Only one portion of the data is to be written out: from the line bearing "Write the matplotlib code for this chart." through the line bearing "from matplotlib.patches import Rectangle". Write it exactly as it appears.

Given data =
·····

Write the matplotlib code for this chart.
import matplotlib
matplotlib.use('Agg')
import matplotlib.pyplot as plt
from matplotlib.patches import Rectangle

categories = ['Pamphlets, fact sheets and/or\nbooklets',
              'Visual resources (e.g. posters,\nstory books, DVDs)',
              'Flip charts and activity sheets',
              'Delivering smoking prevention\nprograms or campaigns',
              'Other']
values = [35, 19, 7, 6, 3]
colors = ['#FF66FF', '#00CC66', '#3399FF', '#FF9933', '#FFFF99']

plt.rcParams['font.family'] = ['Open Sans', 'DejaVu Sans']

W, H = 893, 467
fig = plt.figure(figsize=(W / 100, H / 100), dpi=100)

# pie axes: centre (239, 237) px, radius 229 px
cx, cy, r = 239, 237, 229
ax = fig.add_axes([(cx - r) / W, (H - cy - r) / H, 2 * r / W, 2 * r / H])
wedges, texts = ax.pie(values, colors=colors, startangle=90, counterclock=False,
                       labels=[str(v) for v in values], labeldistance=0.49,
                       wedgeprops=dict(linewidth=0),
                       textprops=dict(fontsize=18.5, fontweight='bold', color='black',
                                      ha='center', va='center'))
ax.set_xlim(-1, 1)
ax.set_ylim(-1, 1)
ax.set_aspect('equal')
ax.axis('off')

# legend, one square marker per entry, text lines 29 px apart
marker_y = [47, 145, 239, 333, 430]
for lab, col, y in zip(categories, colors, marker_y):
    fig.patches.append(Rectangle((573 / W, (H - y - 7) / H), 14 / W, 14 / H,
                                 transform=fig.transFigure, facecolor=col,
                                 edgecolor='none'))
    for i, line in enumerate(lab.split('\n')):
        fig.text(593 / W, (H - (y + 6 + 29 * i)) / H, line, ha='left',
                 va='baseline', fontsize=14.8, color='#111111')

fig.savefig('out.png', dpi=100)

·····

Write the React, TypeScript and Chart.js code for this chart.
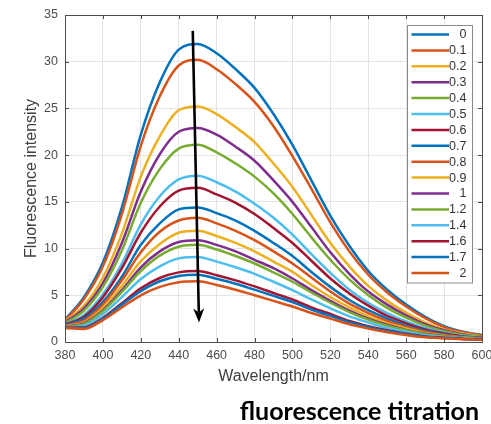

·····

In response =
Write the matplotlib code for this chart.
import matplotlib
matplotlib.use('Agg')
import matplotlib.pyplot as plt
from matplotlib.patches import Rectangle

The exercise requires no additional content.